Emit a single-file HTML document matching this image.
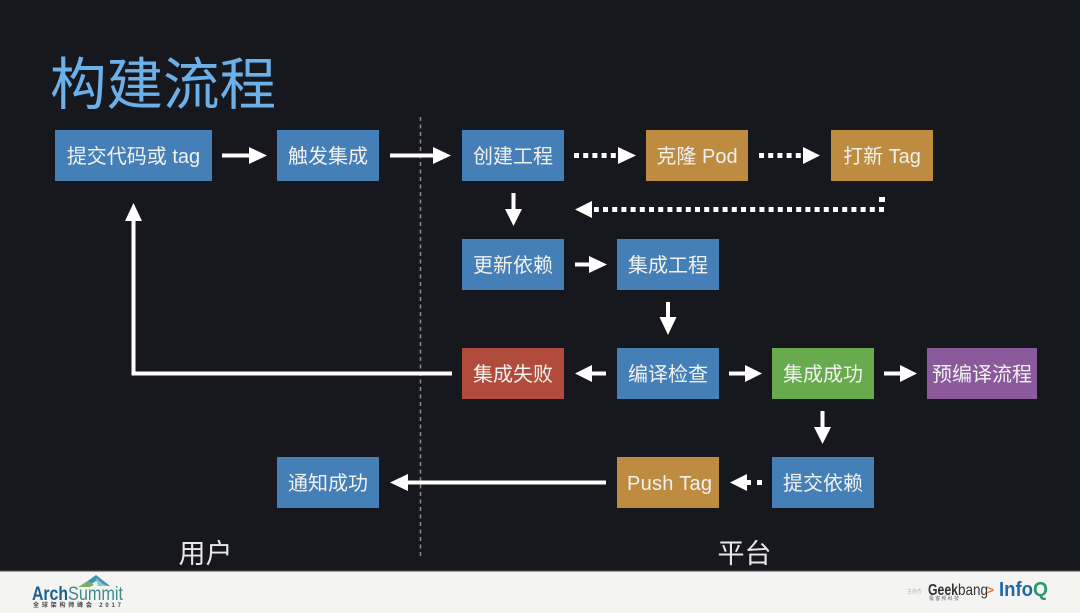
<!DOCTYPE html>
<html lang="zh">
<head>
<meta charset="utf-8">
<style>
html,body{margin:0;padding:0;width:1080px;height:613px;overflow:hidden;background:#17181e}
svg{display:block;filter:blur(0.3px)}
text{font-family:"Liberation Sans","Noto Sans CJK SC",sans-serif}
.n{font-size:20px;fill:#f1f1ee;text-anchor:middle;dominant-baseline:central}
.d{stroke:#fff;stroke-width:5px;fill:none;stroke-dasharray:5 4.200}
.s{stroke:#fff;stroke-width:4px;fill:none}
</style>
</head>
<body>
<svg width="1080" height="613" viewBox="0 0 1080 613" xmlns="http://www.w3.org/2000/svg">
<rect width="1080" height="613" fill="#17181e"/>
<text x="50" y="104" font-size="56.5" fill="#6cb0ea">构建流程</text>

<line x1="420.500" y1="117" x2="420.500" y2="556" stroke="#8a8a8a" stroke-width="1.500" stroke-dasharray="4 3.500"/>

<!-- nodes -->
<g>
<rect x="55" y="130" width="157" height="51" fill="#457fb8"/>
<rect x="277" y="130" width="102" height="51" fill="#457fb8"/>
<rect x="462" y="130" width="102" height="51" fill="#457fb8"/>
<rect x="646" y="130" width="102" height="51" fill="#bd8c41"/>
<rect x="831" y="130" width="102" height="51" fill="#bd8c41"/>
<rect x="462" y="239" width="102" height="51" fill="#457fb8"/>
<rect x="617" y="239" width="102" height="51" fill="#457fb8"/>
<rect x="462" y="348" width="102" height="51" fill="#b14c3c"/>
<rect x="617" y="348" width="102" height="51" fill="#457fb8"/>
<rect x="772" y="348" width="102" height="51" fill="#68ab4e"/>
<rect x="927" y="348" width="110" height="51" fill="#8a5a9c"/>
<rect x="277" y="457" width="102" height="51" fill="#457fb8"/>
<rect x="617" y="457" width="102" height="51" fill="#bd8c41"/>
<rect x="772" y="457" width="102" height="51" fill="#457fb8"/>
</g>
<g>
<text class="n" x="133.500" y="157">提交代码或 tag</text>
<text class="n" x="328" y="157">触发集成</text>
<text class="n" x="513" y="157">创建工程</text>
<text class="n" x="697" y="157">克隆 Pod</text>
<text class="n" x="882" y="157">打新 Tag</text>
<text class="n" x="513" y="266">更新依赖</text>
<text class="n" x="668" y="266">集成工程</text>
<text class="n" x="513" y="375">集成失败</text>
<text class="n" x="668" y="375">编译检查</text>
<text class="n" x="823" y="375">集成成功</text>
<text class="n" x="982" y="375">预编译流程</text>
<text class="n" x="328" y="484">通知成功</text>
<text class="n" x="669.500" y="484" textLength="85" lengthAdjust="spacing">Push Tag</text>
<text class="n" x="823" y="484">提交依赖</text>
</g>

<!-- solid arrows -->
<g fill="#fff">
<path class="s" d="M222 155.500H252"/><path d="M249 147L267 155.500L249 164Z"/>
<path class="s" d="M390 155.500H436"/><path d="M433 147L451 155.500L433 164Z"/>
<path class="s" d="M513.500 193V212"/><path d="M505 209L513.500 226L522 209Z"/>
<path class="s" d="M575 264.500H592"/><path d="M589 256L607 264.500L589 273Z"/>
<path class="s" d="M668 302V320"/><path d="M659.500 317L668 335L676.500 317Z"/>
<path class="s" d="M606 373.500H590"/><path d="M592 365L575 373.500L592 382Z"/>
<path class="s" d="M729 373.500H748"/><path d="M745 365L762 373.500L745 382Z"/>
<path class="s" d="M884 373.500H903"/><path d="M900 365L917 373.500L900 382Z"/>
<path class="s" d="M822.500 411V430"/><path d="M814 427L822.500 444L831 427Z"/>
<path class="s" d="M606 482.500H404"/><path d="M408 474L390 482.500L408 491Z"/>
<path class="s" d="M452 373.500H133.500V218"/><path d="M125 221L133.500 203L142 221Z"/>
</g>

<!-- dotted arrows -->
<g fill="#fff">
<path class="d" d="M574 155.500H618"/><path d="M618 147L636 155.500L618 164Z"/>
<path class="d" d="M759 155.500H803"/><path d="M803 147L820 155.500L803 164Z"/>
<path class="d" d="M884 209.500H594"/><path d="M592 201L575 209.500L592 218Z"/>
<rect x="879" y="197" width="6" height="5"/>
<path d="M747 474L730 482.500L747 491Z"/>
<rect x="746" y="480" width="5" height="5"/><rect x="757" y="480" width="5" height="5"/>
</g>

<text x="205.500" y="563" font-size="27" fill="#e8e8e8" text-anchor="middle">用户</text>
<text x="744.500" y="563" font-size="27" fill="#e8e8e8" text-anchor="middle">平台</text>

<!-- footer -->
<rect y="571" width="1080" height="42" fill="#f4f4f3"/>
<rect y="570" width="1080" height="1.500" fill="#3a3b3e"/>
<path d="M82 585L96 575L110 586L102 586L96 581L90 585Z" fill="#3f93b5"/>
<path d="M78 587L88 581L94 585L90 587Z" fill="#7fae6a"/>
<path d="M96 578L103 584L108 586L98 586Z" fill="#8fc6d8"/>
<text x="32" y="600" font-size="19" font-weight="bold" fill="#1d5f8f" textLength="36" lengthAdjust="spacingAndGlyphs">Arch</text>
<text x="68" y="600" font-size="19" fill="#3d8c8c" textLength="55" lengthAdjust="spacingAndGlyphs">Summit</text>
<text x="33" y="607" font-size="6" font-weight="bold" fill="#444" textLength="88">全球架构师峰会 2017</text>
<text x="907" y="593" font-size="5" fill="#aaa">主办方</text>
<text x="928" y="595" font-size="16" font-weight="bold" fill="#333" textLength="30" lengthAdjust="spacingAndGlyphs">Geek</text>
<text x="958" y="595" font-size="16" fill="#333" textLength="30" lengthAdjust="spacingAndGlyphs">bang</text>
<text x="987" y="594" font-size="12" font-weight="bold" fill="#d9702a">&gt;</text>
<text x="929" y="600" font-size="5" fill="#666" textLength="30">极客邦科技</text>
<text x="999" y="596" font-size="20" font-weight="bold" fill="#1f6aa5" textLength="34" lengthAdjust="spacingAndGlyphs">Info</text>
<text x="1033" y="596" font-size="20" font-weight="bold" fill="#2a9a6a" textLength="15" lengthAdjust="spacingAndGlyphs">Q</text>
</svg>
</body>
</html>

*GOAL*
Restate the data above word for word. Do not include the images.

*EXERCISE SOLUTION*
Emit a single-file HTML document matching this image.
<!DOCTYPE html>
<html lang="zh">
<head>
<meta charset="utf-8">
<style>
html,body{margin:0;padding:0;width:1080px;height:613px;overflow:hidden;background:#17181e}
svg{display:block;filter:blur(0.3px)}
text{font-family:"Liberation Sans","Noto Sans CJK SC",sans-serif}
.n{font-size:20px;fill:#f1f1ee;text-anchor:middle;dominant-baseline:central}
.d{stroke:#fff;stroke-width:5px;fill:none;stroke-dasharray:5 4.200}
.s{stroke:#fff;stroke-width:4px;fill:none}
</style>
</head>
<body>
<svg width="1080" height="613" viewBox="0 0 1080 613" xmlns="http://www.w3.org/2000/svg">
<rect width="1080" height="613" fill="#17181e"/>
<text x="50" y="104" font-size="56.5" fill="#6cb0ea">构建流程</text>

<line x1="420.500" y1="117" x2="420.500" y2="556" stroke="#8a8a8a" stroke-width="1.500" stroke-dasharray="4 3.500"/>

<!-- nodes -->
<g>
<rect x="55" y="130" width="157" height="51" fill="#457fb8"/>
<rect x="277" y="130" width="102" height="51" fill="#457fb8"/>
<rect x="462" y="130" width="102" height="51" fill="#457fb8"/>
<rect x="646" y="130" width="102" height="51" fill="#bd8c41"/>
<rect x="831" y="130" width="102" height="51" fill="#bd8c41"/>
<rect x="462" y="239" width="102" height="51" fill="#457fb8"/>
<rect x="617" y="239" width="102" height="51" fill="#457fb8"/>
<rect x="462" y="348" width="102" height="51" fill="#b14c3c"/>
<rect x="617" y="348" width="102" height="51" fill="#457fb8"/>
<rect x="772" y="348" width="102" height="51" fill="#68ab4e"/>
<rect x="927" y="348" width="110" height="51" fill="#8a5a9c"/>
<rect x="277" y="457" width="102" height="51" fill="#457fb8"/>
<rect x="617" y="457" width="102" height="51" fill="#bd8c41"/>
<rect x="772" y="457" width="102" height="51" fill="#457fb8"/>
</g>
<g>
<text class="n" x="133.500" y="157">提交代码或 tag</text>
<text class="n" x="328" y="157">触发集成</text>
<text class="n" x="513" y="157">创建工程</text>
<text class="n" x="697" y="157">克隆 Pod</text>
<text class="n" x="882" y="157">打新 Tag</text>
<text class="n" x="513" y="266">更新依赖</text>
<text class="n" x="668" y="266">集成工程</text>
<text class="n" x="513" y="375">集成失败</text>
<text class="n" x="668" y="375">编译检查</text>
<text class="n" x="823" y="375">集成成功</text>
<text class="n" x="982" y="375">预编译流程</text>
<text class="n" x="328" y="484">通知成功</text>
<text class="n" x="669.500" y="484" textLength="85" lengthAdjust="spacing">Push Tag</text>
<text class="n" x="823" y="484">提交依赖</text>
</g>

<!-- solid arrows -->
<g fill="#fff">
<path class="s" d="M222 155.500H252"/><path d="M249 147L267 155.500L249 164Z"/>
<path class="s" d="M390 155.500H436"/><path d="M433 147L451 155.500L433 164Z"/>
<path class="s" d="M513.500 193V212"/><path d="M505 209L513.500 226L522 209Z"/>
<path class="s" d="M575 264.500H592"/><path d="M589 256L607 264.500L589 273Z"/>
<path class="s" d="M668 302V320"/><path d="M659.500 317L668 335L676.500 317Z"/>
<path class="s" d="M606 373.500H590"/><path d="M592 365L575 373.500L592 382Z"/>
<path class="s" d="M729 373.500H748"/><path d="M745 365L762 373.500L745 382Z"/>
<path class="s" d="M884 373.500H903"/><path d="M900 365L917 373.500L900 382Z"/>
<path class="s" d="M822.500 411V430"/><path d="M814 427L822.500 444L831 427Z"/>
<path class="s" d="M606 482.500H404"/><path d="M408 474L390 482.500L408 491Z"/>
<path class="s" d="M452 373.500H133.500V218"/><path d="M125 221L133.500 203L142 221Z"/>
</g>

<!-- dotted arrows -->
<g fill="#fff">
<path class="d" d="M574 155.500H618"/><path d="M618 147L636 155.500L618 164Z"/>
<path class="d" d="M759 155.500H803"/><path d="M803 147L820 155.500L803 164Z"/>
<path class="d" d="M884 209.500H594"/><path d="M592 201L575 209.500L592 218Z"/>
<rect x="879" y="197" width="6" height="5"/>
<path d="M747 474L730 482.500L747 491Z"/>
<rect x="746" y="480" width="5" height="5"/><rect x="757" y="480" width="5" height="5"/>
</g>

<text x="205.500" y="563" font-size="27" fill="#e8e8e8" text-anchor="middle">用户</text>
<text x="744.500" y="563" font-size="27" fill="#e8e8e8" text-anchor="middle">平台</text>

<!-- footer -->
<rect y="571" width="1080" height="42" fill="#f4f4f3"/>
<rect y="570" width="1080" height="1.500" fill="#3a3b3e"/>
<path d="M82 585L96 575L110 586L102 586L96 581L90 585Z" fill="#3f93b5"/>
<path d="M78 587L88 581L94 585L90 587Z" fill="#7fae6a"/>
<path d="M96 578L103 584L108 586L98 586Z" fill="#8fc6d8"/>
<text x="32" y="600" font-size="19" font-weight="bold" fill="#1d5f8f" textLength="36" lengthAdjust="spacingAndGlyphs">Arch</text>
<text x="68" y="600" font-size="19" fill="#3d8c8c" textLength="55" lengthAdjust="spacingAndGlyphs">Summit</text>
<text x="33" y="607" font-size="6" font-weight="bold" fill="#444" textLength="88">全球架构师峰会 2017</text>
<text x="907" y="593" font-size="5" fill="#aaa">主办方</text>
<text x="928" y="595" font-size="16" font-weight="bold" fill="#333" textLength="30" lengthAdjust="spacingAndGlyphs">Geek</text>
<text x="958" y="595" font-size="16" fill="#333" textLength="30" lengthAdjust="spacingAndGlyphs">bang</text>
<text x="987" y="594" font-size="12" font-weight="bold" fill="#d9702a">&gt;</text>
<text x="929" y="600" font-size="5" fill="#666" textLength="30">极客邦科技</text>
<text x="999" y="596" font-size="20" font-weight="bold" fill="#1f6aa5" textLength="34" lengthAdjust="spacingAndGlyphs">Info</text>
<text x="1033" y="596" font-size="20" font-weight="bold" fill="#2a9a6a" textLength="15" lengthAdjust="spacingAndGlyphs">Q</text>
</svg>
</body>
</html>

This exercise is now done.